Lydia Robertson is a GP with a special interest in the menopause

Many women will experience a change in their body shape during the perimenopause and menopause.

It is usually due to fluctuating hormone levels. This time in our lives can be pivotal for your future health. If we can reflect on your food choices, exercise and lifestyle we can have a huge impact on your wellbeing as we age.

Oestrogen levels fluctuate in the perimenopause which can impact you in several different ways.

As your bodies start to notice a decline in oestrogen from your ovaries, it can try and obtain it from different sources. Fat cells produce a weak type of oestrogen. You can therefore start to develop cravings for carbohydrate rich and sugary foods which will then turn into abdominal fat in a bid to increase oestrogen levels in our body. Because of this, some women start to develop a “spare tyre” around their middle.

Stress and insulin resistance is also supported by oestrogen and can be impacted by menopause. An increase in cortisol (your stress hormone) causes the body to release glucose for energy. If this energy is not used it is laid down as fat.
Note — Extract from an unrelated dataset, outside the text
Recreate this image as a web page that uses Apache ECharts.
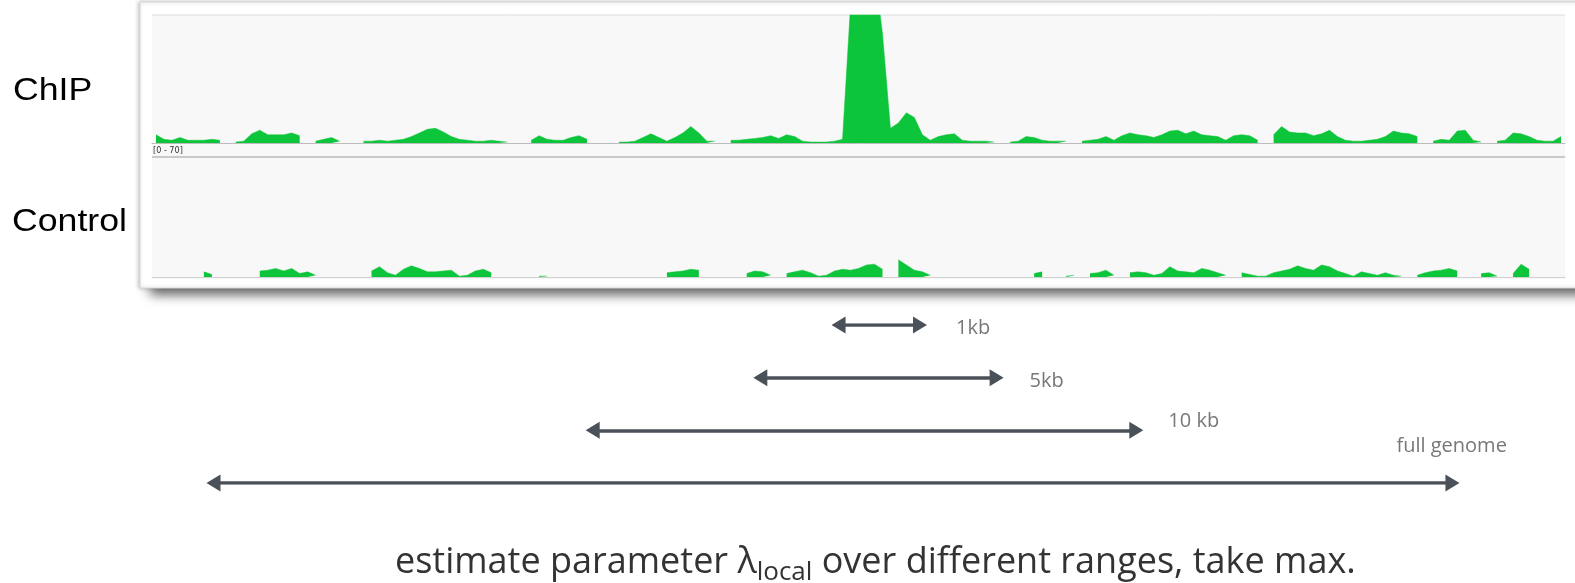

Lower levels of oestrogen can often cause joint pains. This is because oestrogen acts as an anti-inflammatory in your joints. Women can therefore find it harder to exercise. This can impact weight management as well as psychological wellbeing.

Oestrogen deficiency during perimenopause and menopause can also disrupt sleep patterns. This can be due to hot flushes and night sweats as well as disruption to melatonin (your sleep hormone) and cortisol. Poor sleep can affect your mood as well as increase food cravings and lead to weight gain.

It is important to maintain a healthy weight. Women who are overweight or obese are more likely to develop health issues such as metabolic syndrome, type 2 diabetes, cardiovascular disease and breast cancer. These conditions can really impact our health in later life.

It is important to take a holistic approach to maintaining a healthy weight. Including good nutrition, exercise, stress management and prioritising sleep as well as social connection and purpose. For many women hormone replacement therapy (HRT) can play an important part in this holistic approach. By replacing the hormones that have declined through your perimenopause and menopause it can help you to feel better and allow you to address these lifestyle issues.

We also know that there is good evidence that starting HRT within 10 years of your menopause or before the age of 60 reduces your future risk of cardiovascular disease and osteoporosis.